Uber's Financial Plan
Up to now, it seemed Uber's financial plan to profitability was to eliminate driver salaries from its ride-sharing service. How's it going to achieve profits now?
Uber has driven its self-driving car operation up an off-ramp that leads to the offices of a startup named Aurora that is building self-driving trucks and plans to eventually get around to the kind of vehicles used by Uber drivers. News of the exit came in a statement posted to both Uber’s and Aurora’s websites, opening with “ …
Because the people lending the tech companies massive amounts of money to eliminate all of the competition in the market by offering their services at a price less than the market price do expect that at some point they will make that (and more) money back somehow.
If they come to the conclusion it ain't happenning then they stop lending them money, at which point Uber has to operate off of their own income, rather than off of "loans". Which in turn means that offering a taxi service at a loss (of multiple billions a quarter) is no longer viable and they have to put their prices up to around the same level as everybody else in the market, which means they are no longer the cheapest thing around and they promptly get eaten alive by real competition.
I have to admit, I did think their business plan was somewhat inspired by South Park:
1) Spend vast amounts of money stealing underp^H subsidising taxi rides to drive all other taxi companies out of business
2) Develop AI taxis so they could fire all their drivers. Which wouldn't cost anything as the drivers are all "self employed"
3) Monopoly Profit!
If they've had to even partially abandon step 2), that leaves them with large amounts of debt and a lower chance of paying it off.
Admittedly, as other people have perhaps cynically noted, the execs of the company have no doubt already cashed out as much as they can.
But it does make me wonder if Uber itself will still be around, this time next year...
It's not really a sell-off though. They've bought a share in a self-driving company and used cash and their own self-driving operation to pay for it. So actually they're doing double or quits, but presumably recognising they don't have the cash to go it alone - so have chucked what they can into the pot and now it's time to hope-like-hell. Which really ought to be be Uber's motto.
Although weirdly they may actually now have a way to eventually make a profit. Not because of the taxis but from Uber eats. Which as I understand it now isn't loss-making everywhere, unlike Uber taxis are.
Fully autonomous self driving cars will be a thing around the same time I get a fully functioning Robo-butler™.
There would be more chances to achieve driverless cars with all vehicles under a central control that was glitch free, even that is not currently achievable and likely not very appealing to most people.

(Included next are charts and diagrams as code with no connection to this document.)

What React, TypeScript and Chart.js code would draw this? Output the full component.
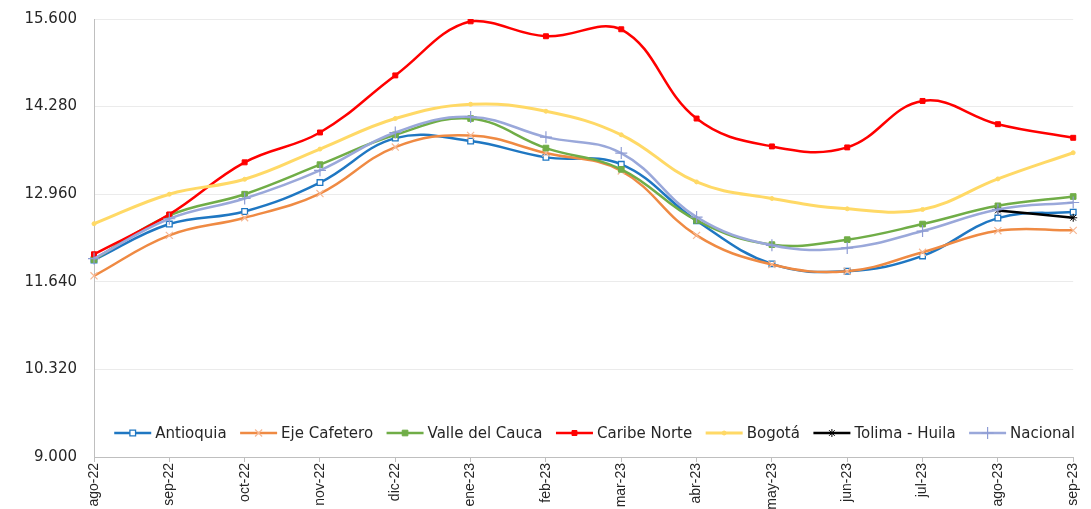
import React, { useEffect, useRef } from "react";
import { Chart, registerables } from "chart.js";
import { drawPoint } from "chart.js/helpers";

Chart.register(...registerables);

const months = ["ago-22", "sep-22", "oct-22", "nov-22", "dic-22", "ene-23", "feb-23", "mar-23", "abr-23", "may-23", "jun-23", "jul-23", "ago-23", "sep-23"];

const antioquia = [11970, 12510, 12700, 13135, 13805, 13760, 13515, 13410, 12560, 11910, 11800, 12030, 12600, 12690];
const ejeCafetero = [11730, 12340, 12605, 12970, 13670, 13845, 13580, 13310, 12340, 11900, 11800, 12085, 12410, 12415];
const valleDelCauca = [11975, 12640, 12960, 13405, 13855, 14100, 13655, 13335, 12565, 12200, 12275, 12510, 12785, 12925];
const caribeNorte = [12055, 12655, 13440, 13890, 14750, 15565, 15340, 15445, 14100, 13680, 13665, 14365, 14015, 13810];
const bogota = [12515, 12960, 13185, 13640, 14100, 14315, 14210, 13855, 13145, 12895, 12740, 12730, 13190, 13585];
const tolimaHuila = [null, null, null, null, null, null, null, null, null, null, null, null, 12715, 12605];
const nacional = [11990, 12590, 12895, 13320, 13890, 14125, 13820, 13580, 12615, 12190, 12150, 12405, 12730, 12835];

const yTicks = [9000, 10320, 11640, 12960, 14280, 15600];

function fmt(v: number): string {
  const th = Math.floor(v / 1000);
  const rest = String(Math.round(v % 1000)).padStart(3, "0");
  return th + "." + rest;
}

const legendPlugin = {
  id: "bottomLegend",
  afterDraw(chart: any) {
    const ctx = chart.ctx;
    const area = chart.chartArea;
    ctx.save();
    ctx.font = '15px "DejaVu Sans"';
    const lineLen = 37, gap = 4, spacing = 13.5;
    const items = chart.data.datasets.map((ds: any) => ({ ds, w: ctx.measureText(ds.label).width }));
    const total = items.reduce((s: number, it: any) => s + lineLen + gap + it.w, 0) + spacing * (items.length - 1);
    let x = (area.left + area.right) / 2 - total / 2 + 11;
    const y = area.bottom - 24;
    for (const it of items) {
      const ds = it.ds;
      ctx.strokeStyle = ds.borderColor;
      ctx.lineWidth = ds.borderWidth;
      ctx.beginPath();
      ctx.moveTo(x, y);
      ctx.lineTo(x + lineLen, y);
      ctx.stroke();
      ctx.fillStyle = ds.pointBackgroundColor;
      ctx.strokeStyle = ds.pointBorderColor;
      ctx.lineWidth = ds.pointBorderWidth;
      drawPoint(ctx, { pointStyle: ds.pointStyle, radius: ds.pointRadius, borderWidth: ds.pointBorderWidth, rotation: 0 }, x + lineLen / 2, y);
      ctx.fillStyle = "#262626";
      ctx.textBaseline = "middle";
      ctx.textAlign = "left";
      ctx.fillText(ds.label, x + lineLen + gap, y + 1);
      x += lineLen + gap + it.w + spacing;
    }
    ctx.restore();
  },
};

function series(label: string, data: any[], color: string, pointStyle: string, radius: number, pointBg: string, pointBorder: string, pointBorderWidth: number, width: number, order: number) {
  return {
    label,
    data,
    borderColor: color,
    backgroundColor: color,
    borderWidth: width,
    pointStyle,
    pointRadius: radius,
    pointBackgroundColor: pointBg,
    pointBorderColor: pointBorder,
    pointBorderWidth,
    tension: 0.4,
    fill: false,
    order,
  };
}

export default function App() {
  const ref = useRef<HTMLCanvasElement>(null);
  useEffect(() => {
    if (!ref.current) return;
    const chart = new Chart(ref.current, {
      type: "line",
      data: {
        labels: months,
        datasets: [
          series("Antioquia", antioquia, "#1F77C2", "rect", 4, "#FFFFFF", "#1F77C2", 1.3, 2.5, 7),
          series("Eje Cafetero", ejeCafetero, "#EF8A43", "crossRot", 5, "#F6B894", "#F6B894", 1.2, 2.5, 6),
          series("Valle del Cauca", valleDelCauca, "#70AD47", "rect", 4, "#70AD47", "#70AD47", 1, 2.5, 5),
          series("Caribe Norte", caribeNorte, "#FF0000", "rect", 3.5, "#FF0000", "#FF0000", 1, 2.5, 4),
          series("Bogotá", bogota, "#FFD966", "circle", 2, "#FFD966", "#FFD966", 1, 3, 3),
          series("Tolima - Huila", tolimaHuila, "#000000", "star", 4, "#000000", "#000000", 1, 2.5, 2),
          series("Nacional", nacional, "#9AA8DA", "cross", 6, "#9AA8DA", "#8E9CD4", 1.2, 2.5, 1),
        ],
      },
      options: {
        animation: false,
        responsive: false,
        layout: { padding: { top: 19, right: 10, left: 0, bottom: 0 } },
        plugins: {
          legend: { display: false },
          tooltip: { enabled: false },
        },
        scales: {
          x: {
            grid: { drawOnChartArea: false, drawTicks: true, tickLength: 5, color: "#BFBFBF" },
            border: { color: "#BFBFBF", width: 1 },
            ticks: {
              minRotation: 90,
              maxRotation: 90,
              autoSkip: false,
              padding: 1,
              color: "#262626",
              font: { family: "Liberation Sans", size: 14 },
            },
            afterFit: (scale: any) => { scale.height = 52; },
          },
          y: {
            min: 9000,
            max: 15600,
            grid: { color: "#EBEBEB", drawTicks: true, tickLength: 17, tickColor: "rgba(0,0,0,0)" },
            border: { color: "#BFBFBF", width: 1 },
            ticks: {
              padding: 0,
              color: "#262626",
              font: { family: "DejaVu Sans", size: 15 },
              callback: (v: any) => fmt(Number(v)),
            },
            afterBuildTicks: (scale: any) => { scale.ticks = yTicks.map((v) => ({ value: v })); },
            afterFit: (scale: any) => { scale.width = 94; },
          },
        },
      },
      plugins: [legendPlugin],
    } as any);
    return () => chart.destroy();
  }, []);
  return (
    <div style={{ position: "fixed", left: 0, top: 0, width: 1091, height: 509, background: "#fff" }}>
      <canvas ref={ref} width={1091} height={509} style={{ display: "block" }} />
    </div>
  );
}
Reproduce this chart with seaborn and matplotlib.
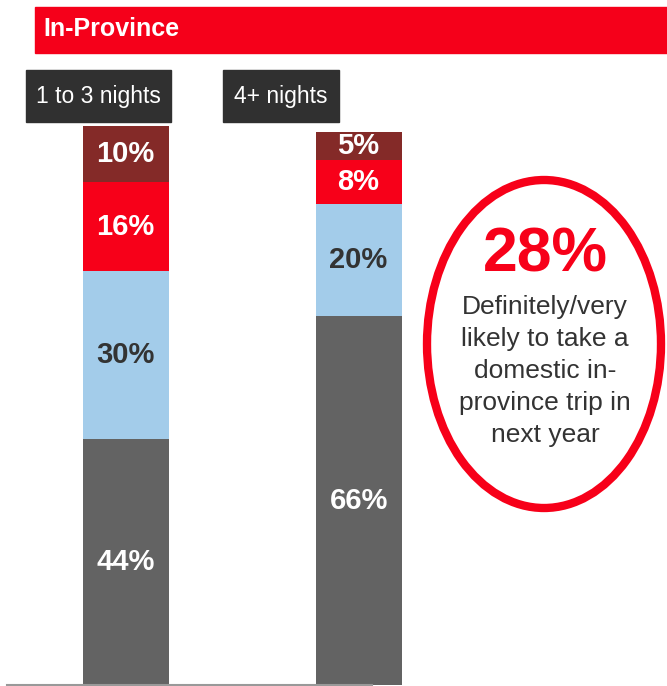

Fusion has been 50 years away the whole of my lifetime. I’ve just turned 55 so we’ve had fusion for 5 years now yipee! Except it’s still 50 years off. Unless the researchers want funding for their latest test rigs then it’s closer. But only temporarily.
The idea of Deep Thought and then The Earth is unrealistically naive. The development cascade was extremely heavily shortened for narrative reasons. Obviously.
Tesla would probably take issue with that.
Their (limited) self driving is extremely capable at what it does.
For those with a disability that limits their driving even lower levels of assistance can be game changing.
My current vehicle has basic lane keeping and ACC, which more than doubles the amount of driving I can do in a day (I couldn't do more than two hours in ideal conditions before, I can do more than four now).
Even if we just had "sliproad to sliproad" autonomy that would effectively given everyone a better drive on motorways, and have less tired people when they get to the little roads.
"Even if we just had "sliproad to sliproad" autonomy that would effectively given everyone a better drive on motorways, and have less tired people when they get to the little roads."
This is why so many of us here have been saying self-driving trucks on the motorways travelling depot to depot only are what should be the first target of public road autonomous vehicles, as the article intimated. And that's going to be a tough hurdle to jump as it is.
I don't think it's that tough a hurdle.
Tesla might be the only people collecting enough data to do it in a reasonable time frame though. My understanding is that autopilot is *always* running, and when the driver does something unexpected then. it flags that up for analysis/review. They have a significant number of miles driven, and an even greater number of miles "shoulder surfed".